begin DATA LINES
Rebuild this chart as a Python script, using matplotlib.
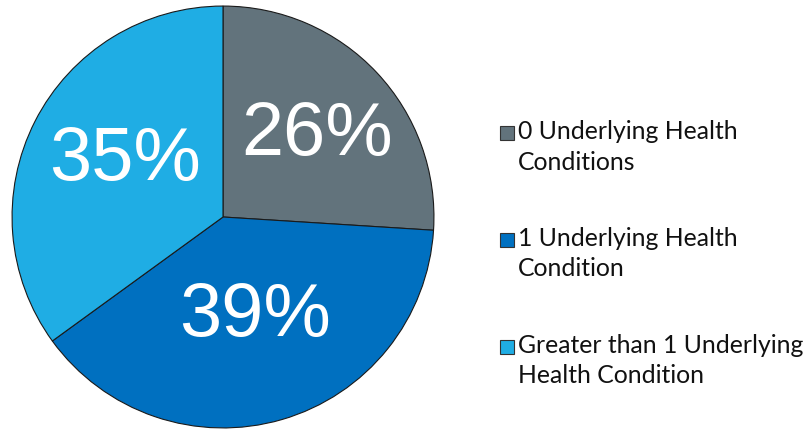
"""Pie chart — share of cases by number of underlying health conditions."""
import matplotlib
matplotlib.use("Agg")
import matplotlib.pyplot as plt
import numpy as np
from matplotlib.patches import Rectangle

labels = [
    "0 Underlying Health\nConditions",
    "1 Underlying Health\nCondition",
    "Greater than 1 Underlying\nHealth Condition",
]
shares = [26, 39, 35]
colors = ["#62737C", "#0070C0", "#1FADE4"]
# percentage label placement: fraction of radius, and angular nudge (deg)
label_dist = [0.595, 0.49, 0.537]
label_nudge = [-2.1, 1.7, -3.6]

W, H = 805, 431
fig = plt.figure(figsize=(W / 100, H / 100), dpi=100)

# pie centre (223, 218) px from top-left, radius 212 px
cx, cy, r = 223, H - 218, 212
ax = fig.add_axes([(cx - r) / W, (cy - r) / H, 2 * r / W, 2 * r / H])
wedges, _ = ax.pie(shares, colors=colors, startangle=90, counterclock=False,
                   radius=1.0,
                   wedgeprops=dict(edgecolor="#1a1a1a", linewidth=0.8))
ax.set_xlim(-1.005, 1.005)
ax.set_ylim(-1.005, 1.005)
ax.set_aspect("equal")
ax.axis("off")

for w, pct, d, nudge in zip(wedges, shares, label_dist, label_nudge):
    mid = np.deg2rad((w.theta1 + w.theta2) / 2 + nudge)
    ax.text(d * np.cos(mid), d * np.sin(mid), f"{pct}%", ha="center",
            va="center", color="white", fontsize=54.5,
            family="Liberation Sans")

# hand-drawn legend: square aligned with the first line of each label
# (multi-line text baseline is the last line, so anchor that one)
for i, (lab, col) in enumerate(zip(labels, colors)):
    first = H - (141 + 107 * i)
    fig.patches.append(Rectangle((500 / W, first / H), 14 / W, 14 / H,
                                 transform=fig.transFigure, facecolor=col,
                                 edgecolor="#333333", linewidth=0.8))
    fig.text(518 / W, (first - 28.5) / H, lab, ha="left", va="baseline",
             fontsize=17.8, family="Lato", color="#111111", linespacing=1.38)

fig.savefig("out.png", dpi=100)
end DATA LINES
Look through the listing and extract every line with "matplotlib" in it.

Rebuild this chart as a Python script, using matplotlib.
import matplotlib
matplotlib.use("Agg")
import matplotlib.pyplot as plt
from matplotlib.patches import Rectangle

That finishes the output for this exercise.